### Input
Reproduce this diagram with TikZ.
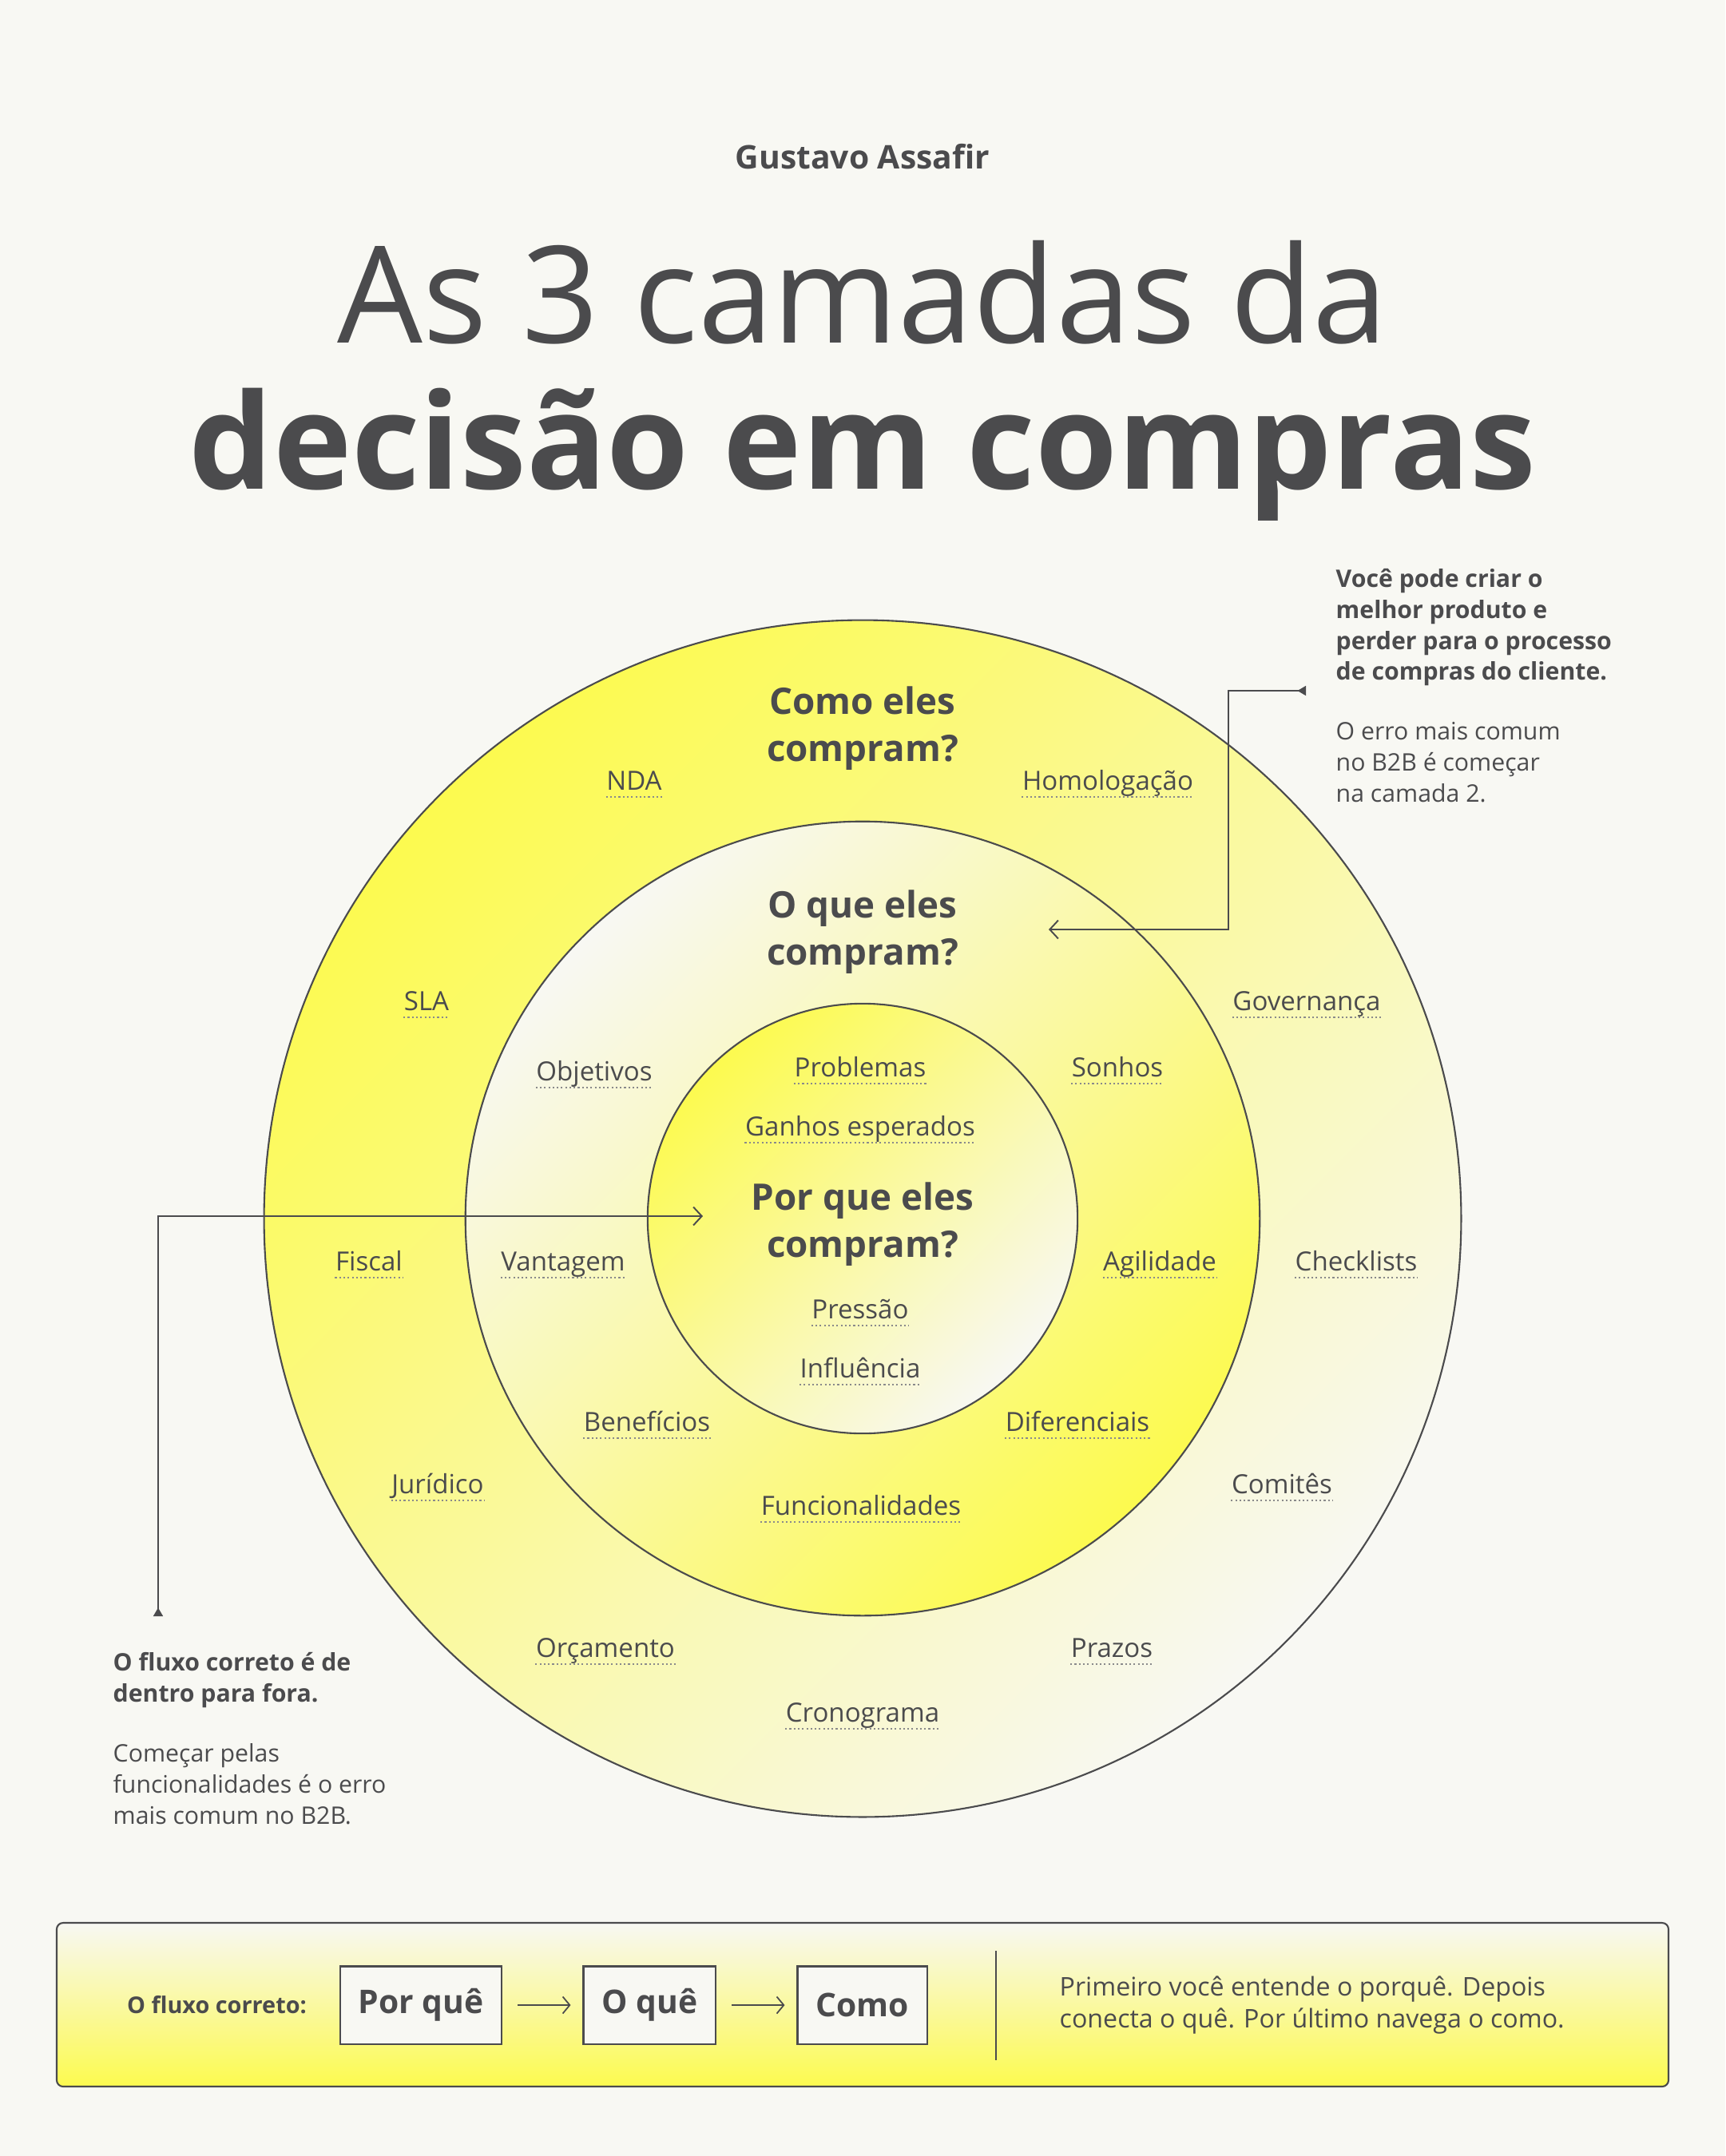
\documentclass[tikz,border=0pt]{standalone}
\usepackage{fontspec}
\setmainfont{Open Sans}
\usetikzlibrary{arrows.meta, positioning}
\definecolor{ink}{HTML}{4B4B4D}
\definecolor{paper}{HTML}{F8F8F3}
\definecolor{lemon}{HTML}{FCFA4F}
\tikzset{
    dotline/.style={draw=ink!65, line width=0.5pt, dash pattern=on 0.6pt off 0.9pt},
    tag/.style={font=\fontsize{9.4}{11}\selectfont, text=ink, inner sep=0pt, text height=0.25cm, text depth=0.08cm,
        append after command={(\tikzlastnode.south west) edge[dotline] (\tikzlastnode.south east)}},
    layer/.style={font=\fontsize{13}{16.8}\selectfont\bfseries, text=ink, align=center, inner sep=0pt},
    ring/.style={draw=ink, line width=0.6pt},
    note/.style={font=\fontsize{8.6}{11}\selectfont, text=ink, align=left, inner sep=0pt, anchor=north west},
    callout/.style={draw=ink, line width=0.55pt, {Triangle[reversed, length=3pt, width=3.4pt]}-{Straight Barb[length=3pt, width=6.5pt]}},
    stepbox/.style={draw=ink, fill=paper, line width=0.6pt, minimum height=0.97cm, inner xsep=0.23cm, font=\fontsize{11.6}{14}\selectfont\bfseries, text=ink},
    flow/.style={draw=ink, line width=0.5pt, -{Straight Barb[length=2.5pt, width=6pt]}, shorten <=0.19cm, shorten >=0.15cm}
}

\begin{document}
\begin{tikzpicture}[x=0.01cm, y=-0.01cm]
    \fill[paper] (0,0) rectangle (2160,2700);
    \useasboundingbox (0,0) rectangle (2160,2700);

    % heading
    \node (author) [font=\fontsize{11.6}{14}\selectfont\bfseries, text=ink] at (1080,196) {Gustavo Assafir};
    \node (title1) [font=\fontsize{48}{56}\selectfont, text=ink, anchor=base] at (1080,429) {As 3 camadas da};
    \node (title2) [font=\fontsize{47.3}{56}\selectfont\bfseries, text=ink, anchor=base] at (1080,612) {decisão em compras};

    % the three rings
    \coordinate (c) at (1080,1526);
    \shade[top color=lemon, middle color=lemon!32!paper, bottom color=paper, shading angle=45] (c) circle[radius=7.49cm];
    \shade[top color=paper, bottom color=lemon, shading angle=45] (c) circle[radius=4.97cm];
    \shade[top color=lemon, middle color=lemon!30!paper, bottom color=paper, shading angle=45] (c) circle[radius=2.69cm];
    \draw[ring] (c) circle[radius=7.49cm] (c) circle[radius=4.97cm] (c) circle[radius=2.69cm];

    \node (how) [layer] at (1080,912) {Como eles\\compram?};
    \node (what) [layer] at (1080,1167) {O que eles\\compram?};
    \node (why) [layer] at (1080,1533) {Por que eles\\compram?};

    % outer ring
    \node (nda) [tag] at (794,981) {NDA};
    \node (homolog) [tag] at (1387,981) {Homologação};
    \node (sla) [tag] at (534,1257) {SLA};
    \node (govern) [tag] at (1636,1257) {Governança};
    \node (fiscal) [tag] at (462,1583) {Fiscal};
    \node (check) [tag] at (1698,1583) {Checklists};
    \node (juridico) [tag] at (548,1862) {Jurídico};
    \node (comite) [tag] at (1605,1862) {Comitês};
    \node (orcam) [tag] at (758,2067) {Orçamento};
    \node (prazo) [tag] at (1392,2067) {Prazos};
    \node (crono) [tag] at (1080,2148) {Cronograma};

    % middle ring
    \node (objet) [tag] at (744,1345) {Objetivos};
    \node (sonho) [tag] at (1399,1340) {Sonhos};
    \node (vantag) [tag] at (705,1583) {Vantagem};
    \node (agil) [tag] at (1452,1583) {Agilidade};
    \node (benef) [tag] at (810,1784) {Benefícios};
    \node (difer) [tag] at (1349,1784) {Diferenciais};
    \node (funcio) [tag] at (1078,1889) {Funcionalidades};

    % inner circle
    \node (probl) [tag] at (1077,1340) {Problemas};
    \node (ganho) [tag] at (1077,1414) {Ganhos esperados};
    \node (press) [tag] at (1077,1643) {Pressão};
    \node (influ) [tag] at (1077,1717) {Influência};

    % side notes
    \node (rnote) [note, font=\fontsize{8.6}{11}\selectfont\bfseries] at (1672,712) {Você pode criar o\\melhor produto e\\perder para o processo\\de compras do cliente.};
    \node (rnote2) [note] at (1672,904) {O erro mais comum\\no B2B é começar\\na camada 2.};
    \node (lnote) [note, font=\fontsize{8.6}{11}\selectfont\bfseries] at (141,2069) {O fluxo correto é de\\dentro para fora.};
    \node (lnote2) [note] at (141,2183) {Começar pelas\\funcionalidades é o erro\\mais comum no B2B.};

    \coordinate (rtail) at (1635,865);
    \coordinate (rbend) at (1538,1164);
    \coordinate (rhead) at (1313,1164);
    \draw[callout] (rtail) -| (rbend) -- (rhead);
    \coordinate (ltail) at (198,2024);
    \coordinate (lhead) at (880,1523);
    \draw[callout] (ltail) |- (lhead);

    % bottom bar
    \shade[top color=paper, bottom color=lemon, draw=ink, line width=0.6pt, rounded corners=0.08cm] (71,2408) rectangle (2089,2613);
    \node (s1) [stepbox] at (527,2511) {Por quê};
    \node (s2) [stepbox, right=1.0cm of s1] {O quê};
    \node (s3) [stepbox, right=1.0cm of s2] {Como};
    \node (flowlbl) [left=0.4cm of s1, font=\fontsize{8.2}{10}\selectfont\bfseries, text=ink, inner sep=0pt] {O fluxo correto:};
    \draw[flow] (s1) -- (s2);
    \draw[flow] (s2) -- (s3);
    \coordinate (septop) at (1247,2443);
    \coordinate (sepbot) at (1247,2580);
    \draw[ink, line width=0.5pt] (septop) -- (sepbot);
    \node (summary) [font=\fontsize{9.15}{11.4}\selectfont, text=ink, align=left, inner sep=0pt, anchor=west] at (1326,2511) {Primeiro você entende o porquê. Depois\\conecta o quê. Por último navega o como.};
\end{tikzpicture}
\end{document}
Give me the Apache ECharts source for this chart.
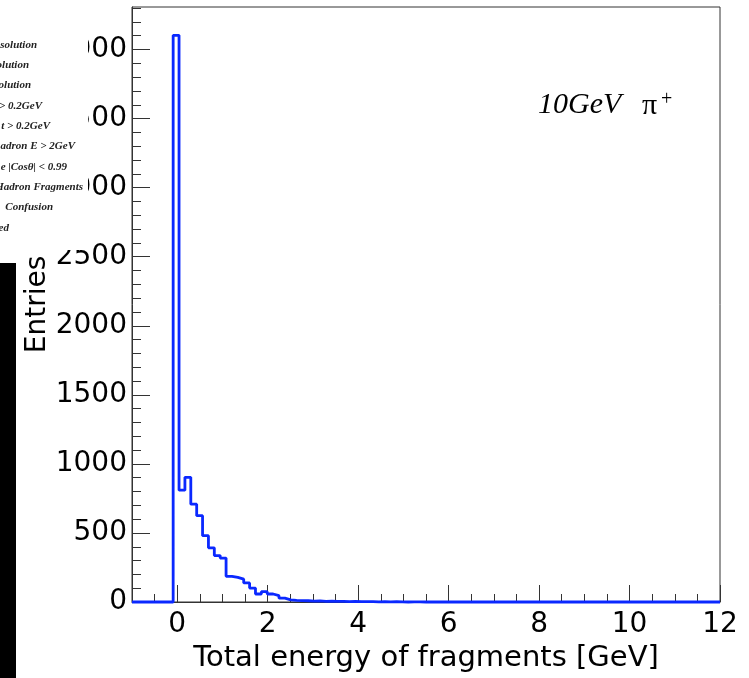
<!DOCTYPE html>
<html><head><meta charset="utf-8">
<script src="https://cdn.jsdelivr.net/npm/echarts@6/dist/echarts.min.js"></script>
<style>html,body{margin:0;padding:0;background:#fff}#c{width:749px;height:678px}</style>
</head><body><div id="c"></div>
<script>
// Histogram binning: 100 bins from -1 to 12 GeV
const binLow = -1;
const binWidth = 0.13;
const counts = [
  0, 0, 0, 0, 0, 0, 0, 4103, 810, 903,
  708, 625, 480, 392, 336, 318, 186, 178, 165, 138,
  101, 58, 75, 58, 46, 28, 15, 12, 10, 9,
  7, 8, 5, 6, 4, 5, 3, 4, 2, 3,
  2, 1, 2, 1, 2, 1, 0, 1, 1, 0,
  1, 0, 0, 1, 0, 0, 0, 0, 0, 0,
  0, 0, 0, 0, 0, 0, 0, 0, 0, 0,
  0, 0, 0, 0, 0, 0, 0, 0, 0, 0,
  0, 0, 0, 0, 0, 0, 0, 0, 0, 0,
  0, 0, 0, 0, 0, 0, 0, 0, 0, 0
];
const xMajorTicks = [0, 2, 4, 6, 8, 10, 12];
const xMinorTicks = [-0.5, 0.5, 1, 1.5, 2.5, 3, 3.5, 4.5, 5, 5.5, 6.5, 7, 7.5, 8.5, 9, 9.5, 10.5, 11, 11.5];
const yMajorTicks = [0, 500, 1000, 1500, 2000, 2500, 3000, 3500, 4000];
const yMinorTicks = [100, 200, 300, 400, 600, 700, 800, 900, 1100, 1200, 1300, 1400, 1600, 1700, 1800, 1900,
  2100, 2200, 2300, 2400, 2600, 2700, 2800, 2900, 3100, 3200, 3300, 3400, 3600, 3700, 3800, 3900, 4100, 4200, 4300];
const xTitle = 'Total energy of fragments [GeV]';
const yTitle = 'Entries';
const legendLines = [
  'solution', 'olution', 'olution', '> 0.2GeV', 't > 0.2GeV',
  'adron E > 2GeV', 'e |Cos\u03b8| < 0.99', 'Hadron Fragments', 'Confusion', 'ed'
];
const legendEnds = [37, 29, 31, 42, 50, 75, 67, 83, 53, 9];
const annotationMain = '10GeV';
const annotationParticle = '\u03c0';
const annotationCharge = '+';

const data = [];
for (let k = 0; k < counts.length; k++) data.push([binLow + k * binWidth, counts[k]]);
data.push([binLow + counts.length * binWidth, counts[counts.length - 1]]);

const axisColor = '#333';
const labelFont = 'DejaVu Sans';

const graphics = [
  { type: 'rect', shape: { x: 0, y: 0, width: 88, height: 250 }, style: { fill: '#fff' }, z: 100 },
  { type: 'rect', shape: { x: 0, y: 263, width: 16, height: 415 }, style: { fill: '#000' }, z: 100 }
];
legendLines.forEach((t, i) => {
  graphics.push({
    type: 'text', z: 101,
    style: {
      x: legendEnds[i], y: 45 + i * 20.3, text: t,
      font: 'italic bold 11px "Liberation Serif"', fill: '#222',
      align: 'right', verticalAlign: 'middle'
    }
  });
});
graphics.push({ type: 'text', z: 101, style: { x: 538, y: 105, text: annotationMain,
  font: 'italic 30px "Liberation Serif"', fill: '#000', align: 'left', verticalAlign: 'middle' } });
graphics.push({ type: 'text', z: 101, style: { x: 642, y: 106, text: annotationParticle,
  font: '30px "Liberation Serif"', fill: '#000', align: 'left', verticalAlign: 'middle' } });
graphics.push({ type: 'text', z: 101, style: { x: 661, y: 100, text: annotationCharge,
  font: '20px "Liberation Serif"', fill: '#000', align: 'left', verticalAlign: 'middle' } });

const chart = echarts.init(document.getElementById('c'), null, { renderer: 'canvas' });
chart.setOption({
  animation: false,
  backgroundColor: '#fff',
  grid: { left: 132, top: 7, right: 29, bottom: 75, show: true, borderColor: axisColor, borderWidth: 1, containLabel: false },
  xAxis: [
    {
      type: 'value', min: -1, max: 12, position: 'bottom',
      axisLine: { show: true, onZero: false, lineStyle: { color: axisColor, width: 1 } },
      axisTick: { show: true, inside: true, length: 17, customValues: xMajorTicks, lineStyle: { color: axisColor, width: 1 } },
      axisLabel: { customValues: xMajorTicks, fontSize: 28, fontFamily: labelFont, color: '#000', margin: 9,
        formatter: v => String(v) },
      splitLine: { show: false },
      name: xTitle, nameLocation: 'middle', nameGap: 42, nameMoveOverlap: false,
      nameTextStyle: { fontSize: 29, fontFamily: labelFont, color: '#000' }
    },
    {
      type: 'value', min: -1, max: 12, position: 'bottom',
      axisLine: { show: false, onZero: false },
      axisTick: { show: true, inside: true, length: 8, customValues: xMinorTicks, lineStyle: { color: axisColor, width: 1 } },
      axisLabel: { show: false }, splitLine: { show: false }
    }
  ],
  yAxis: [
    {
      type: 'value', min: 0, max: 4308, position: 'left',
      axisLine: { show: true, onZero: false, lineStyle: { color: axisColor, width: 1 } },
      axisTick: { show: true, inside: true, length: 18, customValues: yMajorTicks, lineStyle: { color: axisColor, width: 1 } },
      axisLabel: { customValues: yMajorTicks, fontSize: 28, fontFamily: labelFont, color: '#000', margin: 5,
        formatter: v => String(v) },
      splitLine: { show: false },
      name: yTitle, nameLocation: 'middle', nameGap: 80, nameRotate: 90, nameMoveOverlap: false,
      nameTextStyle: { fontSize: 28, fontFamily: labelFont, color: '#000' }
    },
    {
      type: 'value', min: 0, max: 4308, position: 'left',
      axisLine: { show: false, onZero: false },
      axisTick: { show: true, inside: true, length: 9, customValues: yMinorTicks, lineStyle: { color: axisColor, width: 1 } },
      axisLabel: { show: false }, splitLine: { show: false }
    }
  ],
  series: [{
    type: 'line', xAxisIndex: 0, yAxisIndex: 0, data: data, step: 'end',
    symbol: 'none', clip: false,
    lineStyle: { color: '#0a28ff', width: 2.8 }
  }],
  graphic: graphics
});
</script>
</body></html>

### What needs to be done
Write out again exactly the lines above from the one with "Give me the" through the one with "const labelFont = 'DejaVu Sans';", adding no other lines and no pictures.

### Exercise result
Give me the Apache ECharts source for this chart.
<!DOCTYPE html>
<html><head><meta charset="utf-8">
<script src="https://cdn.jsdelivr.net/npm/echarts@6/dist/echarts.min.js"></script>
<style>html,body{margin:0;padding:0;background:#fff}#c{width:749px;height:678px}</style>
</head><body><div id="c"></div>
<script>
// Histogram binning: 100 bins from -1 to 12 GeV
const binLow = -1;
const binWidth = 0.13;
const counts = [
  0, 0, 0, 0, 0, 0, 0, 4103, 810, 903,
  708, 625, 480, 392, 336, 318, 186, 178, 165, 138,
  101, 58, 75, 58, 46, 28, 15, 12, 10, 9,
  7, 8, 5, 6, 4, 5, 3, 4, 2, 3,
  2, 1, 2, 1, 2, 1, 0, 1, 1, 0,
  1, 0, 0, 1, 0, 0, 0, 0, 0, 0,
  0, 0, 0, 0, 0, 0, 0, 0, 0, 0,
  0, 0, 0, 0, 0, 0, 0, 0, 0, 0,
  0, 0, 0, 0, 0, 0, 0, 0, 0, 0,
  0, 0, 0, 0, 0, 0, 0, 0, 0, 0
];
const xMajorTicks = [0, 2, 4, 6, 8, 10, 12];
const xMinorTicks = [-0.5, 0.5, 1, 1.5, 2.5, 3, 3.5, 4.5, 5, 5.5, 6.5, 7, 7.5, 8.5, 9, 9.5, 10.5, 11, 11.5];
const yMajorTicks = [0, 500, 1000, 1500, 2000, 2500, 3000, 3500, 4000];
const yMinorTicks = [100, 200, 300, 400, 600, 700, 800, 900, 1100, 1200, 1300, 1400, 1600, 1700, 1800, 1900,
  2100, 2200, 2300, 2400, 2600, 2700, 2800, 2900, 3100, 3200, 3300, 3400, 3600, 3700, 3800, 3900, 4100, 4200, 4300];
const xTitle = 'Total energy of fragments [GeV]';
const yTitle = 'Entries';
const legendLines = [
  'solution', 'olution', 'olution', '> 0.2GeV', 't > 0.2GeV',
  'adron E > 2GeV', 'e |Cos\u03b8| < 0.99', 'Hadron Fragments', 'Confusion', 'ed'
];
const legendEnds = [37, 29, 31, 42, 50, 75, 67, 83, 53, 9];
const annotationMain = '10GeV';
const annotationParticle = '\u03c0';
const annotationCharge = '+';

const data = [];
for (let k = 0; k < counts.length; k++) data.push([binLow + k * binWidth, counts[k]]);
data.push([binLow + counts.length * binWidth, counts[counts.length - 1]]);

const axisColor = '#333';
const labelFont = 'DejaVu Sans';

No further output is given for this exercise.